Feb 262009

The recent outage of Google Gmail, which also affected users of Google Apps (word processing, spreadsheet, etc.) is yet one more reminder of how organizations need to carefully weigh the pros and cons of using on-demand or cloud-based applications and services. As I wrote last August, in response to a larger outage in which Gmail and Apps were down for about 15 hours (and have copied below), I don’t believe that Gmail and Google Apps are really up to supporting large, enterprise end-user organizations at this time. I do think they can be considered useful for consumers and for some small companies, as well as for specific departments, groups, and selective applications. In fact, I use Google Docs and Gmail sometimes when I’m on the road.

Google Apps and Gmail Crash: Cloud Computing’s Limitations Exposed?
Cutter Consortium Enterprise Architecture E-Mail Advisor
August 27, 2008

[…] Just last week, however, we saw Google receiving a lot of criticism because its on-demand Gmail and Google Apps services went out for approximately 15 hours. During this time, end users were either afforded spotty service or were unable to access their Gmail or online applications altogether. Therefore, the big question is: does this incident expose the limitations of cloud computing? In other words, if Google can’t keep its on-demand e-mail and office productivity applications working, should end-user organizations consider using applications that are more comprehensive, such as ERP and CRM?

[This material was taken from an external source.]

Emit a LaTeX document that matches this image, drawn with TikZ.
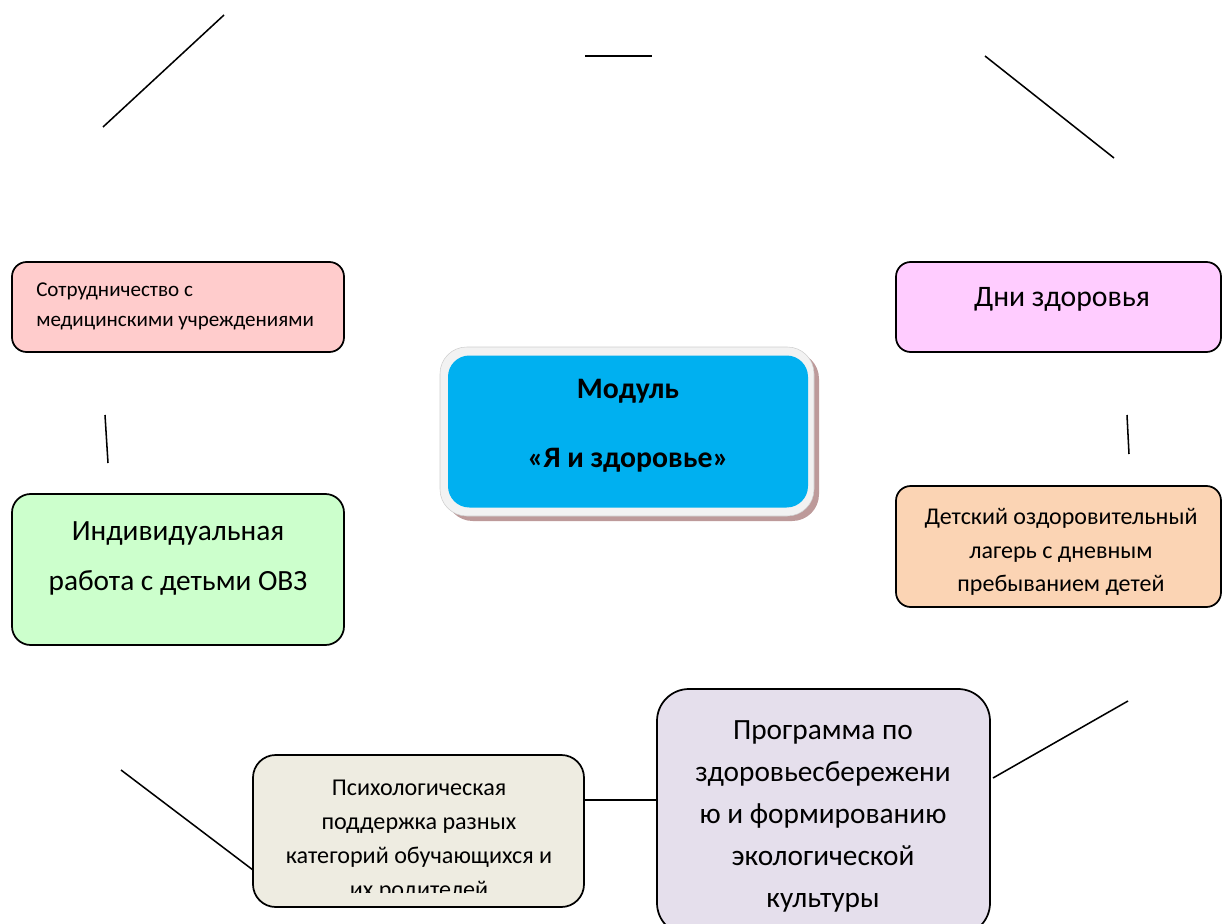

The answer to the first question is yes: this outage does expose the limitations of cloud computing. How could it not? Many users were unable to access their e-mail and other applications. The answer to the second question depends to a large degree on the amount of risk you are willing to accept and the service-level agreement (SLA) you are able to get from the service provider.

First, let me say that I don’t believe that Gmail and Google Apps are up to supporting large, enterprise end-user organizations. Sure, they can be considered for small companies and for specific departments, groups, and selective applications. However, I still believe that it is risky to think that they can support a larger organization’s overall needs. These are my own gut feelings, and I’m sure the Google folks would argue otherwise and can even point out to me some large, enterprise customers. (But I’d still need to see exactly to what extent these enterprises are actually using Gmail/Google Apps.)

Gmail and Google Apps are available in two forms: a free standard edition and a premier edition, which costs US $50 (user account for one year). According to the Google folks, only the latter offers a guarantee of “99.9%” uptime. Thus, the free service provides something else and these users really don’t have much room to complain. The premier users certainly have a viable argument that Google let them down — depending, of course, on the length of the outage they had to endure. Moreover, that’s something they’re going to have to carefully assess and go over with Google.

I believe that this incident is going to have people rethinking whether they want to use cloud-based or on-demand services to support their organizations. Judging from the some of the comments on the various blogs and newsgroups, this rethinking is already underway. The bottom line, however, remains that cloud computing and on-demand applications are still works in progress. And whether an end-user organization should consider using an on-demand e-mail service or a set of office productivity apps, or a hosted CRM or ERP system, comes down to the degree of risk the organization is willing to take, the service provider’s key practices and performance record, and how comprehensive an SLA you can get. The type of application is important, too. All of these should be carefully reviewed and considered. For example, a project workgroup could probably get by without e-mail for 15 hours. It would certainly be inconvenient. What about your overall company? Could it get by for 15 hours without e-mail or collaboration or word-processing? Obviously, it depends on the company and its line of business. Then substitute this scenario with the nonavailability of an on-demand CRM system or a hosted ERP application or service. Now compare this with how often your own organization’s on-premise e-mail, CRM, ERP, etc., systems are down. See, it doesn’t boil down to a simple black or white or yes or no answer. Finally, when it comes to any SLA, it should be worked out in utmost detail. In other words, as with any business contract, there must be a “meeting of the minds” so that there is no possibility of misunderstanding and nothing is left to chance.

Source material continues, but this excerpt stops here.